### Plotting code records
----

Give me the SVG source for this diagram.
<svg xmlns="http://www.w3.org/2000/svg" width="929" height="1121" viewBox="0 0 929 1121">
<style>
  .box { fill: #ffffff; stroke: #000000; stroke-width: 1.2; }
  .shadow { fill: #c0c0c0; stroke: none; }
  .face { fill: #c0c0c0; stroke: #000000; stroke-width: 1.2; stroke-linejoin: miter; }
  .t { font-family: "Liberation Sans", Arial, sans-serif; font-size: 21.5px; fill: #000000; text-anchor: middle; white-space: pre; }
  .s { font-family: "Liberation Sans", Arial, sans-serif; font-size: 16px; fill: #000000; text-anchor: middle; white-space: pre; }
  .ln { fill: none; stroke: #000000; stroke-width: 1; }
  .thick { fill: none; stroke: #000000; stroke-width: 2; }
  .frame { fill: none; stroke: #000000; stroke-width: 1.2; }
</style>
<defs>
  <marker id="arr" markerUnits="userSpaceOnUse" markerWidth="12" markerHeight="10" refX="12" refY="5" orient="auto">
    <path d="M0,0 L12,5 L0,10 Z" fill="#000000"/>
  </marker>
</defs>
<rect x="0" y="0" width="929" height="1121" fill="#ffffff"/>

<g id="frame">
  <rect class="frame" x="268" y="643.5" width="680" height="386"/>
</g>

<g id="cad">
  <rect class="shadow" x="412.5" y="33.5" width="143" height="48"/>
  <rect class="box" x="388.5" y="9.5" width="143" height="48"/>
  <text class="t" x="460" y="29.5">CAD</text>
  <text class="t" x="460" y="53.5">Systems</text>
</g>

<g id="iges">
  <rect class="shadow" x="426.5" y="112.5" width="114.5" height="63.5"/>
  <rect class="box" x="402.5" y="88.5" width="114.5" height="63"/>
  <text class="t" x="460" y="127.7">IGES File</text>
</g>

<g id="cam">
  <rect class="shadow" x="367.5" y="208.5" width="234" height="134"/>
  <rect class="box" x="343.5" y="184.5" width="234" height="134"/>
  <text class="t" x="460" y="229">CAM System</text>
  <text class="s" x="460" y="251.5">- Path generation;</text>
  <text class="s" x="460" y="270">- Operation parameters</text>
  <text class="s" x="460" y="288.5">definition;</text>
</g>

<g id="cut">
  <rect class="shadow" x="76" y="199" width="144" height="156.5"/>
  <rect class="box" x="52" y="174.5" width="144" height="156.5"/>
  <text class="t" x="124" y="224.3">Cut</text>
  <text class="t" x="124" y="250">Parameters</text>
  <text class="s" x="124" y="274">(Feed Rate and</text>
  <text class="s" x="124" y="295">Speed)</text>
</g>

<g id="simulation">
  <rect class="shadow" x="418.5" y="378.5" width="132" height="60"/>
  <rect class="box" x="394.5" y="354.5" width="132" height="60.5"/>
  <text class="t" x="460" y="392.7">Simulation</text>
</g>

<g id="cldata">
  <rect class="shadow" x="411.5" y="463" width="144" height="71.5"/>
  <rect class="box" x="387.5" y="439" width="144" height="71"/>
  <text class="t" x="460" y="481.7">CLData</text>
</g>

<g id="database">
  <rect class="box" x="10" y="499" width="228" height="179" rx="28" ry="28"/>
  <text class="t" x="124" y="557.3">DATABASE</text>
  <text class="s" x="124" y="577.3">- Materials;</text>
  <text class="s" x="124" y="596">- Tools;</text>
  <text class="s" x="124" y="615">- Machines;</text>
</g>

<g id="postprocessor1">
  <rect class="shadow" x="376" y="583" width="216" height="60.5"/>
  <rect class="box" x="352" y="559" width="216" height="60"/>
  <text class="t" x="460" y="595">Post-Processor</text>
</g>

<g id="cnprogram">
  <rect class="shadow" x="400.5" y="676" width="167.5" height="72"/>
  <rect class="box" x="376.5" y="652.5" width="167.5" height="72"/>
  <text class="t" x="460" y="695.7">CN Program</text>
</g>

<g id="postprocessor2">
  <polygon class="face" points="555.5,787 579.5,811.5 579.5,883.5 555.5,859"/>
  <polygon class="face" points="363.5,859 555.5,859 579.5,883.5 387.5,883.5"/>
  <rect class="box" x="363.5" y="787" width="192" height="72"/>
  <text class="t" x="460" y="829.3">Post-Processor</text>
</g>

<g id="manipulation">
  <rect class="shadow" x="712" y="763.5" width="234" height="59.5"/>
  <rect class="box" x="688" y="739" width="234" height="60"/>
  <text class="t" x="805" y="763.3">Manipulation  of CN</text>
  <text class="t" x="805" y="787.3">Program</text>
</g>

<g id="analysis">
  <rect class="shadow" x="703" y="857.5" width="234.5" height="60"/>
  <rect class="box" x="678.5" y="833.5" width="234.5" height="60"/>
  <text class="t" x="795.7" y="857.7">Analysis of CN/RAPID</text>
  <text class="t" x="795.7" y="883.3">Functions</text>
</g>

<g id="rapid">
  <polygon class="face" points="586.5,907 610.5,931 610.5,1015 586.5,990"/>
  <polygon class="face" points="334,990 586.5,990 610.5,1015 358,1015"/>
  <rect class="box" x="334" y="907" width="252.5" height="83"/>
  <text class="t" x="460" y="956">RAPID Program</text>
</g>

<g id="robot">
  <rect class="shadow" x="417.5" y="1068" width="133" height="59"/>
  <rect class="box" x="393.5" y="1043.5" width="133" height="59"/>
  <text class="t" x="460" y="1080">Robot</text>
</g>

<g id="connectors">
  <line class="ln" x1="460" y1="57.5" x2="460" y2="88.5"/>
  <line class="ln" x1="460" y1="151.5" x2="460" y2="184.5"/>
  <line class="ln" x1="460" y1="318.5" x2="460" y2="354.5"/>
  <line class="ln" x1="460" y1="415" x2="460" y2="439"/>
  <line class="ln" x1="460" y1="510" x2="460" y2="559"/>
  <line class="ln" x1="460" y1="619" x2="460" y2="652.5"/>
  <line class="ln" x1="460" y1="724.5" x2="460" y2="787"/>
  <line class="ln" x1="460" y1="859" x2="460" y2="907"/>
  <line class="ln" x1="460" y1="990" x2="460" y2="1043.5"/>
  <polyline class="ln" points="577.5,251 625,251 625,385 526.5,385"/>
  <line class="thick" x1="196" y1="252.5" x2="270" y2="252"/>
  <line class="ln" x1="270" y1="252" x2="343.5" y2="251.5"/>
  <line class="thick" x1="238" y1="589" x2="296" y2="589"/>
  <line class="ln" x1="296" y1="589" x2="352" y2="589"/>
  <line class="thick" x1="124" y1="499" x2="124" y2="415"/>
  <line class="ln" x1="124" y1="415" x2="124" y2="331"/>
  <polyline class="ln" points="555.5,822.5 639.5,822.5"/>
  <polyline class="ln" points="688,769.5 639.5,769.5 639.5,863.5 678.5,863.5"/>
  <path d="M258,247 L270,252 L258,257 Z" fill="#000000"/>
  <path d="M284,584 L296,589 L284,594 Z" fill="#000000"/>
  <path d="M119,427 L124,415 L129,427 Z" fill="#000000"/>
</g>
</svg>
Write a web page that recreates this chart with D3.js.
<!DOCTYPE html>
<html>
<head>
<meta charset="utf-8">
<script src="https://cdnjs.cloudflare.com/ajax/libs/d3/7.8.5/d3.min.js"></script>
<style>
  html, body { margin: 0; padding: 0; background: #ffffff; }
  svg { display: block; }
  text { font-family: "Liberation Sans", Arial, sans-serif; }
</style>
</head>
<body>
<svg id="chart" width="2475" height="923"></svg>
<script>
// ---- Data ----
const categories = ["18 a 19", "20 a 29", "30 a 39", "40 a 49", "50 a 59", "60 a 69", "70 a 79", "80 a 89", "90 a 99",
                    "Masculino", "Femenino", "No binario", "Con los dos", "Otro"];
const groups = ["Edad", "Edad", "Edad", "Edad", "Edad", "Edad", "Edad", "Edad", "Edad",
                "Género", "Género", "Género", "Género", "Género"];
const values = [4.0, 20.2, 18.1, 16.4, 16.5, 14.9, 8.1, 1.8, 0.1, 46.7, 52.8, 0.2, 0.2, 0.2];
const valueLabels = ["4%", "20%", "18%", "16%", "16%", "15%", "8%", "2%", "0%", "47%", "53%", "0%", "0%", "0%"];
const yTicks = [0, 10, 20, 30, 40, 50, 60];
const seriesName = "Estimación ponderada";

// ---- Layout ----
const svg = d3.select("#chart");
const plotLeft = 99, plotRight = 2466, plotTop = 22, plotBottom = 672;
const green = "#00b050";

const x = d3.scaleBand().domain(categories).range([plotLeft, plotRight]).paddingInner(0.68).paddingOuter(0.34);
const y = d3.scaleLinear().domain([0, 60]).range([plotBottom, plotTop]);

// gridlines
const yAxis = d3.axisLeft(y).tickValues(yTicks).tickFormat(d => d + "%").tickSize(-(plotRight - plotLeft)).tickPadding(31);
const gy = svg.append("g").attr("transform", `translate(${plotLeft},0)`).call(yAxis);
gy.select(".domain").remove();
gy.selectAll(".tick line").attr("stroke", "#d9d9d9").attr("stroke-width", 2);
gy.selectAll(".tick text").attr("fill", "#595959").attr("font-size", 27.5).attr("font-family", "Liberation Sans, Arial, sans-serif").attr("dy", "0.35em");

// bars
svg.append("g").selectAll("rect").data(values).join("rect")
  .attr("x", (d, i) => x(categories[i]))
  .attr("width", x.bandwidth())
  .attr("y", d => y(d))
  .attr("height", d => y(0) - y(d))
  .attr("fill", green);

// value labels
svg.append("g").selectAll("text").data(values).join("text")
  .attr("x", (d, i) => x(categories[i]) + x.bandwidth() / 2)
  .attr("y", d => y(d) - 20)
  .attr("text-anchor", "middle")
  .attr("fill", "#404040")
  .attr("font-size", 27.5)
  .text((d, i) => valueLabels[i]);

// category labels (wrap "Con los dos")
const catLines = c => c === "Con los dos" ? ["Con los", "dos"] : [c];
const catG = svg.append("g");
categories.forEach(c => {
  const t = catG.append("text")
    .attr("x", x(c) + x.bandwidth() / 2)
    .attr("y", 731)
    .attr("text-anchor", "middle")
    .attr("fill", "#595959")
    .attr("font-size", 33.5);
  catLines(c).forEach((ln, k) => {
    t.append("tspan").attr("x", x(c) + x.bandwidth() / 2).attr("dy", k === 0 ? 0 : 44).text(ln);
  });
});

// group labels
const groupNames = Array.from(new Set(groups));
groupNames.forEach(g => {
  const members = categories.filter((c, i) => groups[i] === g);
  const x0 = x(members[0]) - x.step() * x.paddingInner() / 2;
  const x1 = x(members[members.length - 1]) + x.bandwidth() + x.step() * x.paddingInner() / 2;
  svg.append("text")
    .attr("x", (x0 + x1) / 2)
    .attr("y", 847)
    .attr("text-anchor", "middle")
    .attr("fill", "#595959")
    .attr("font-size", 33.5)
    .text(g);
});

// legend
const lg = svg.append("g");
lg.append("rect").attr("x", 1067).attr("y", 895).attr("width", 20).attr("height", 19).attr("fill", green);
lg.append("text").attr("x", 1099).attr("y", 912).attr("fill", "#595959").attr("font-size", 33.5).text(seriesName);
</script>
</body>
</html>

----

### OBJECTIVE
For each line of the listing that holds the word "this", show that line.

### TASK SOLUTION
Give me the SVG source for this diagram.
Write a web page that recreates this chart with D3.js.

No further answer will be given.